To date the cost of battery connected solar systems has been a threshold preventing widespread uptake. As technology progresses the grid-connected equipment (solar panels and inverters) have seen rapid price reductions making it a viable proposition with a modest return on investment.
With prices now dropping in the battery market the possibility of grid defection (disconnecting from the grid entirely) becomes a tantalising option. Battery connected solar power systems bring us a step closer to grid parity, the stage at which generating electricity through renewable means is of equal cost or less than drawing from the grid. The report claims, “Because grid parity arrives within the 30-year economic life of typical utility power assets, the days are numbered for traditional utility business models.”

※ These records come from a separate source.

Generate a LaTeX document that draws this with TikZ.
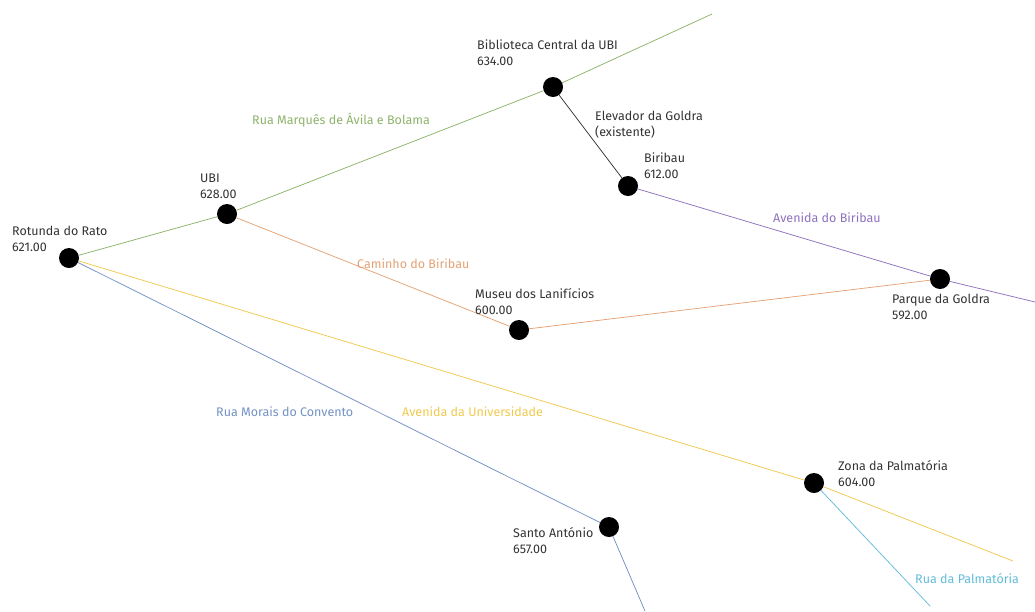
\documentclass[tikz,border=0pt]{standalone}
\usepackage{fontspec}
\setmainfont{Fira Sans}
\definecolor{cgreen}{HTML}{8DB36B}
\definecolor{corange}{HTML}{E3A275}
\definecolor{cpurple}{HTML}{8E72BE}
\definecolor{cblue}{HTML}{7392C4}
\definecolor{cyellow}{HTML}{F0C94E}
\definecolor{ccyan}{HTML}{62BCD8}
\definecolor{ctext}{HTML}{333333}
\tikzset{
  stop/.style={circle,fill=black,minimum size=20pt,inner sep=0pt},
  road/.style={line width=0.75pt},
  lbl/.style={anchor=base west,inner sep=0pt,align=left,text=ctext,font=\fontsize{12.5}{16}\selectfont},
  rlbl/.style={anchor=base west,inner sep=0pt,font=\fontsize{12.5}{16}\selectfont},
}
\begin{document}
\begin{tikzpicture}[x=1pt,y=-1pt]
\useasboundingbox (0,0) rectangle (1035,611);
% stops
\node[stop] (rato) at (69,258) {};
\node[stop] (ubi) at (227,214) {};
\node[stop] (bib) at (553,87) {};
\node[stop] (biri) at (628,186) {};
\node[stop] (parq) at (940,279) {};
\node[stop] (mus) at (519,330) {};
\node[stop] (zona) at (814,483) {};
\node[stop] (santo) at (609,527) {};
% free ends
\coordinate (gend) at (712,14);
\coordinate (pend) at (1035,302);
\coordinate (yend) at (1013,561);
\coordinate (bend) at (645,611);
\coordinate (cend) at (930,606);
% roads
\draw[road,cgreen] (rato) -- (ubi) -- (bib) -- (gend);
\draw[road,black!80] (bib) -- (biri);
\draw[road,cpurple] (biri) -- (parq) -- (pend);
\draw[road,corange] (ubi) -- (mus) -- (parq);
\draw[road,cyellow] (rato) -- (zona) -- (yend);
\draw[road,cblue] (rato) -- (santo) -- (bend);
\draw[road,ccyan] (zona) -- (cend);
% stop labels (anchor = baseline of the last line)
\node[lbl] (lrato) at (12,251) {Rotunda do Rato\\621.00};
\node[lbl] (lubi) at (200,198) {UBI\\628.00};
\node[lbl] (lbib) at (477,65) {Biblioteca Central da UBI\\634.00};
\node[lbl] (lelev) at (595,136) {Elevador da Goldra\\(existente)};
\node[lbl] (lbiri) at (644,178) {Biribau\\612.00};
\node[lbl] (lparq) at (892,319) {Parque da Goldra\\592.00};
\node[lbl] (lmus) at (475,314) {Museu dos Lanifícios\\600.00};
\node[lbl] (lzona) at (838,486) {Zona da Palmatória\\604.00};
\node[lbl] (lsanto) at (513,553) {Santo António\\657.00};
% road labels
\node[rlbl,text=cgreen] (rmarq) at (252,124) {Rua Marquês de Ávila e Bolama};
\node[rlbl,text=corange] (rcam) at (357,268) {Caminho do Biribau};
\node[rlbl,text=cpurple] (ravb) at (773,222) {Avenida do Biribau};
\node[rlbl,text=cblue] (rmor) at (216,416) {Rua Morais do Convento};
\node[rlbl,text=cyellow] (runi) at (402,416) {Avenida da Universidade};
\node[rlbl,text=ccyan] (rpal) at (915,583) {Rua da Palmatória};
\end{tikzpicture}
\end{document}
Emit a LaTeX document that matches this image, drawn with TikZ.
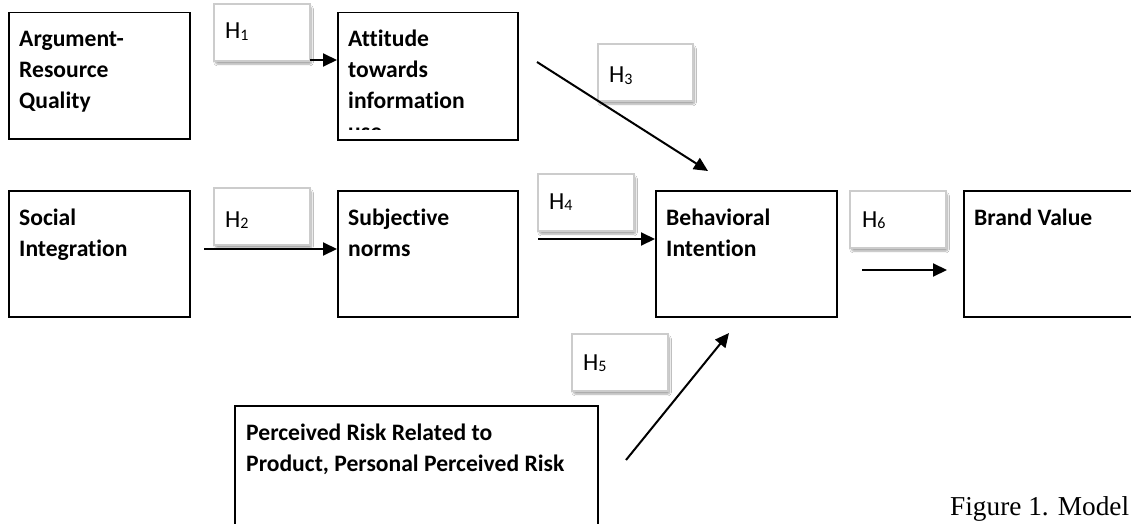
\documentclass[tikz,border=0pt]{standalone}
\usepackage{fontspec}
\newfontfamily\calfont[Ligatures={NoCommon}]{Carlito}
\newfontfamily\capfont{Liberation Serif}
\usetikzlibrary{arrows.meta,shadows.blur,calc}
\newcommand\hsub[1]{\raisebox{-1.2pt}{\fontsize{16}{16}\selectfont #1}}
\begin{document}
\begin{tikzpicture}[x=1pt,y=-1pt,
  cbox/.style={draw, line width=1.5pt, inner sep=0pt, anchor=north west, rectangle, minimum width=181pt, minimum height=126pt},
  btxt/.style={anchor=base west, inner sep=0pt, font=\calfont\bfseries\fontsize{23.6}{31}\selectfont},
  hbox/.style={draw=black!20, line width=2.2pt, fill=white, inner sep=0pt, anchor=north west, minimum width=96pt, minimum height=57pt,
     blur shadow={shadow xshift=1.5pt, shadow yshift=-3pt, shadow blur steps=8, shadow blur extra rounding=2pt, shadow opacity=35}},
  htxt/.style={anchor=base west, inner sep=0pt, font=\calfont\fontsize{24.5}{28}\selectfont},
  arr/.style={line width=2pt, -{Triangle[length=14pt,width=13pt]}}
]
\useasboundingbox (0,0) rectangle (1131,524);
\clip (0,0) rectangle (1131,524);
\fill[white] (0,0) rectangle (1131,524);

% main boxes
\node[cbox] (arq) at (8,12) {};
\node[cbox, minimum width=180pt, minimum height=127pt] (att) at (337,12) {};
\node[cbox] (soc) at (8,190) {};
\node[cbox, minimum width=180pt] (sub) at (337,190) {};
\node[cbox] (bi) at (655,190) {};
\node[cbox] (bv) at (963,190) {};
\node[cbox, minimum width=363pt, minimum height=140pt] (prr) at (234,405) {};

% box texts
\node[btxt] (arqt) at (19,47) {\parbox[t]{200pt}{\raggedright Argument-\\Resource\\Quality}};
\begin{scope}
\clip (337,12) rectangle (517,129.5);
\node[btxt] (attt) at (348,47) {\parbox[t]{200pt}{\raggedright Attitude\\towards\\information\\use}};
\end{scope}
\node[btxt] (soct) at (19,225) {\parbox[t]{200pt}{\raggedright Social\\Integration}};
\node[btxt] (subt) at (348,225) {\parbox[t]{200pt}{\raggedright Subjective\\norms}};
\node[btxt] (bit) at (666,225) {\parbox[t]{200pt}{\raggedright Behavioral\\Intention}};
\node[btxt] (bvt) at (974,225) {Brand Value};
\node[btxt] (prrt) at (246,440) {\parbox[t]{420pt}{\raggedright Perceived Risk Related to\\Product, Personal Perceived Risk}};

% hypothesis boxes
\node[hbox] (h1) at (213,3) {};
\node[hbox] (h2) at (213,187) {};
\node[hbox, minimum width=95pt] (h3) at (597,43) {};
\node[hbox] (h4) at (537,173) {};
\node[hbox] (h5) at (571,333) {};
\node[hbox] (h6) at (849,190) {};
\node[htxt] (h1t) at (225,39) {H\hsub{1}};
\node[htxt] (h2t) at (225,227) {H\hsub{2}};
\node[htxt] (h3t) at (609,83) {H\hsub{3}};
\node[htxt] (h4t) at (549,209) {H\hsub{4}};
\node[htxt] (h5t) at (583,370) {H\hsub{5}};
\node[htxt] (h6t) at (862,227) {H\hsub{6}};

% connectors
\coordinate (a1) at (310,60);
\coordinate (a2) at (204,249);
\coordinate (a3s) at (537,62);
\coordinate (a3e) at (708,171);
\coordinate (a4) at (538,239);
\coordinate (a5s) at (626,460);
\coordinate (a5e) at (729,333);
\coordinate (a6s) at (862,270);
\coordinate (a6e) at (947,270);
\draw[arr] (a1) -- (a1 -| att.west);
\draw[arr] (a2) -- (a2 -| sub.west);
\draw[arr] (a3s) -- (a3e);
\draw[arr] (a4) -- (a4 -| bi.west);
\draw[arr] (a5s) -- (a5e);
\draw[arr] (a6s) -- (a6e);

% caption
\node[anchor=base west, inner sep=0pt, font=\capfont\fontsize{27.3}{30}\selectfont] (cap) at (950,515) {Figure 1. Model};
\end{tikzpicture}
\end{document}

Grid parity presents a number of challenges. Firstly, governments will likely review solar subsidies (this should sound familiar) and possibly remove incentives for potential solar customers. Additionally with increased solar power uptake comes an issue for the electricity utilities as they collect less revenue from energy consumption but maintain their static network maintenance costs (commonly and dramatically referred to as the Death Spiral).
Solar power system with batteries are not a prospect of the future, they are here now. Solar Sunwerx already stocks hybrid inverters capable of charging batteries throughout the day delivering electricity throughout the evening without drawing from the grid. Early adopters are the ones who will benefit the most, while the existing electricity network pivots to a new and fairer system of distributing energy.